» **Direction**
Quote only the lines from the top of the listing below down to and including the line with "const H = 465;".
-=-=-
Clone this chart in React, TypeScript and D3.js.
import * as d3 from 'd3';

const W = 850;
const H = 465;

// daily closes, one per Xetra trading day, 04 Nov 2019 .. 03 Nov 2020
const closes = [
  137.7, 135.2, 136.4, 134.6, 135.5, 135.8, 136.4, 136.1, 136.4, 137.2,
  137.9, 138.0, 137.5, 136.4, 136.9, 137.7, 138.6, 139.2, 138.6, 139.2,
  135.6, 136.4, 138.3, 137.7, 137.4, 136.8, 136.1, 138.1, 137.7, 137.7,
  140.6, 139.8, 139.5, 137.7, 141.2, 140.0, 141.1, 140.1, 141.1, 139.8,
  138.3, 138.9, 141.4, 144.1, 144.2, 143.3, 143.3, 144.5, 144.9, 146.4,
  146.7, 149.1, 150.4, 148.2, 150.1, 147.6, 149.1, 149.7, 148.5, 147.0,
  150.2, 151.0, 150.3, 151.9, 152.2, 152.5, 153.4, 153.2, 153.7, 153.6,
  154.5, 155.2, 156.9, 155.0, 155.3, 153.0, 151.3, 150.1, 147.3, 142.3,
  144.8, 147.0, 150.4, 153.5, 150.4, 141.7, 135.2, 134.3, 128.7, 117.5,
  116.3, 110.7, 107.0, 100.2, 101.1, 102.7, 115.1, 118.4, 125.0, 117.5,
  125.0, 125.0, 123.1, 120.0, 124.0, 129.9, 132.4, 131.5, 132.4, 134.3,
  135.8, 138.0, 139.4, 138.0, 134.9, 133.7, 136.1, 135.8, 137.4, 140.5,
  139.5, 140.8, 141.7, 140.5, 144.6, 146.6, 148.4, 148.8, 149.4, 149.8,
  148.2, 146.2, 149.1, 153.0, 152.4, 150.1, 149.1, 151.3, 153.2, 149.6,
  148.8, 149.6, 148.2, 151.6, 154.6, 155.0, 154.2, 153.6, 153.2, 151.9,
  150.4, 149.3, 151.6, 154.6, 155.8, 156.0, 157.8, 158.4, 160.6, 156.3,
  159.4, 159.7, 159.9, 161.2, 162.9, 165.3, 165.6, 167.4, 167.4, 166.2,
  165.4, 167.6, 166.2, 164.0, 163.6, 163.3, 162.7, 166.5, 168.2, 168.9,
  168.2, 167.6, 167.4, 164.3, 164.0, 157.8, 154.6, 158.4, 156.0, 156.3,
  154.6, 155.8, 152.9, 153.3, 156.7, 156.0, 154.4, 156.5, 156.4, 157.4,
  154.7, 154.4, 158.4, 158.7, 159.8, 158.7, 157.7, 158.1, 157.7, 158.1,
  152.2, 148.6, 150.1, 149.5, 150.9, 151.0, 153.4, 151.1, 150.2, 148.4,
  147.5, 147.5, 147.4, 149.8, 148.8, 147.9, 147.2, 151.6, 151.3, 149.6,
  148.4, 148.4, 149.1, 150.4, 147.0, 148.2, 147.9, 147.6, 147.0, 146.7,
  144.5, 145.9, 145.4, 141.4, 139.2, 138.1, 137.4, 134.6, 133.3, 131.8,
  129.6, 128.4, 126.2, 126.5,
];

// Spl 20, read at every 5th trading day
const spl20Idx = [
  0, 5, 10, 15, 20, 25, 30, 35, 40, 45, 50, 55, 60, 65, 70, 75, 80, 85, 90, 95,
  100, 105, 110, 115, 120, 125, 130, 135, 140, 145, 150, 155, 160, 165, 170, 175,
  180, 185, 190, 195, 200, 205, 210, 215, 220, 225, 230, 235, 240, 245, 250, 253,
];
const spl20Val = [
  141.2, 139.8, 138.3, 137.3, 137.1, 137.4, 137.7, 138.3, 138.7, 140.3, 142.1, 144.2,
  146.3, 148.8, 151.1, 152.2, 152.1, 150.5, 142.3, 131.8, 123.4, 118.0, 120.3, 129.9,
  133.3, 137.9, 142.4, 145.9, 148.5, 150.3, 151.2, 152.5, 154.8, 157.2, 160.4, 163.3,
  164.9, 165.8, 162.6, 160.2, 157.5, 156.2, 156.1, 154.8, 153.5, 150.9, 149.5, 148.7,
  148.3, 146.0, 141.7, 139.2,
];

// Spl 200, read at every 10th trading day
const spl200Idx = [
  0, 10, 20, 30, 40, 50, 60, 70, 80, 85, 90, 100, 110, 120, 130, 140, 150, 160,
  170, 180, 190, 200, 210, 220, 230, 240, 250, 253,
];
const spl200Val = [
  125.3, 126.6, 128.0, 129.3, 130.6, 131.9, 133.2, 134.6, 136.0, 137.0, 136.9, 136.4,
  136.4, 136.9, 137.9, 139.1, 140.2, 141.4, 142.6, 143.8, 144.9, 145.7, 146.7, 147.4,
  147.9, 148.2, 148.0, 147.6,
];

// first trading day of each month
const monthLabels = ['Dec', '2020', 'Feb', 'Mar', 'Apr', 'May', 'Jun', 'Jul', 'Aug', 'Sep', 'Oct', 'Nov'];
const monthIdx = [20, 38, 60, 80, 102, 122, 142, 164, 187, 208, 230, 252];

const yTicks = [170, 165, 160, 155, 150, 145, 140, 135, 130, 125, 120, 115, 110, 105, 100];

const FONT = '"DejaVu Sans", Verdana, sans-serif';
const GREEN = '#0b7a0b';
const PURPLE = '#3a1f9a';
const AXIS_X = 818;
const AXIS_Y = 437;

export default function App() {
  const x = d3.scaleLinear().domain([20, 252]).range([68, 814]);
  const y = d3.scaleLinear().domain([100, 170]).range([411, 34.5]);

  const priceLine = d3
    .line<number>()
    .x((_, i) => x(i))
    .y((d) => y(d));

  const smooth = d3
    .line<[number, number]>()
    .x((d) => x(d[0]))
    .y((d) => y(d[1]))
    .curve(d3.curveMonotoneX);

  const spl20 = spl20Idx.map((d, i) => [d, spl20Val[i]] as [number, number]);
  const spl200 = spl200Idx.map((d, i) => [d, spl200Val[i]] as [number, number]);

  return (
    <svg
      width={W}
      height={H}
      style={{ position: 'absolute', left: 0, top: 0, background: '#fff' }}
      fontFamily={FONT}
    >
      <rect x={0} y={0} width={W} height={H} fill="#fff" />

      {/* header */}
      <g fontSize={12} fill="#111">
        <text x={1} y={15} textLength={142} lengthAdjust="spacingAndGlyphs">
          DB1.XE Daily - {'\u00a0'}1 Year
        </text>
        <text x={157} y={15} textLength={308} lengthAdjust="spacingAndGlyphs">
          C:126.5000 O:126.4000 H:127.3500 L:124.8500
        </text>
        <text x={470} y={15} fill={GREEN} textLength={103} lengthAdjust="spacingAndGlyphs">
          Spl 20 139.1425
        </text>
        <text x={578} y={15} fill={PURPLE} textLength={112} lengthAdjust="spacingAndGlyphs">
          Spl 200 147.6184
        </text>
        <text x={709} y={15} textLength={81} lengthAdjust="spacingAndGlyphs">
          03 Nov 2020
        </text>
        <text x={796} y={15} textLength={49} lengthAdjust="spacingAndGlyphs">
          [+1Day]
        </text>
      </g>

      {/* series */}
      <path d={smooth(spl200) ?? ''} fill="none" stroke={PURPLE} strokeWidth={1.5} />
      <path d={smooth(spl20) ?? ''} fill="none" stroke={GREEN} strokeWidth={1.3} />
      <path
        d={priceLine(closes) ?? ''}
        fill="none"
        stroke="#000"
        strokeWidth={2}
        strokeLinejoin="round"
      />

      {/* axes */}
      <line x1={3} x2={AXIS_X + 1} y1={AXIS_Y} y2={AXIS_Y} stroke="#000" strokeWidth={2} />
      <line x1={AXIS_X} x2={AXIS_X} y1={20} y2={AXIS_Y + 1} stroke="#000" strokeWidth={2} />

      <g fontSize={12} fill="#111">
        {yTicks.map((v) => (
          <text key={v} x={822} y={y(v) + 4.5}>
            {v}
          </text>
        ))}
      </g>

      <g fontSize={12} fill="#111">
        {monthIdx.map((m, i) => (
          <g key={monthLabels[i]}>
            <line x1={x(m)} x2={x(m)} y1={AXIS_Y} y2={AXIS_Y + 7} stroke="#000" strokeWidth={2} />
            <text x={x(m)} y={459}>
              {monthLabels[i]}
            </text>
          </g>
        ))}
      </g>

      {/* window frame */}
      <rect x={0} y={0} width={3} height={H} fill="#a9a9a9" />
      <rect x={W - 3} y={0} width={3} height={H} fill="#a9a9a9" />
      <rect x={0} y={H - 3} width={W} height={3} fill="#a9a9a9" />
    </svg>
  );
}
-=-=-
» **Solved problem**
Clone this chart in React, TypeScript and D3.js.
import * as d3 from 'd3';

const W = 850;
const H = 465;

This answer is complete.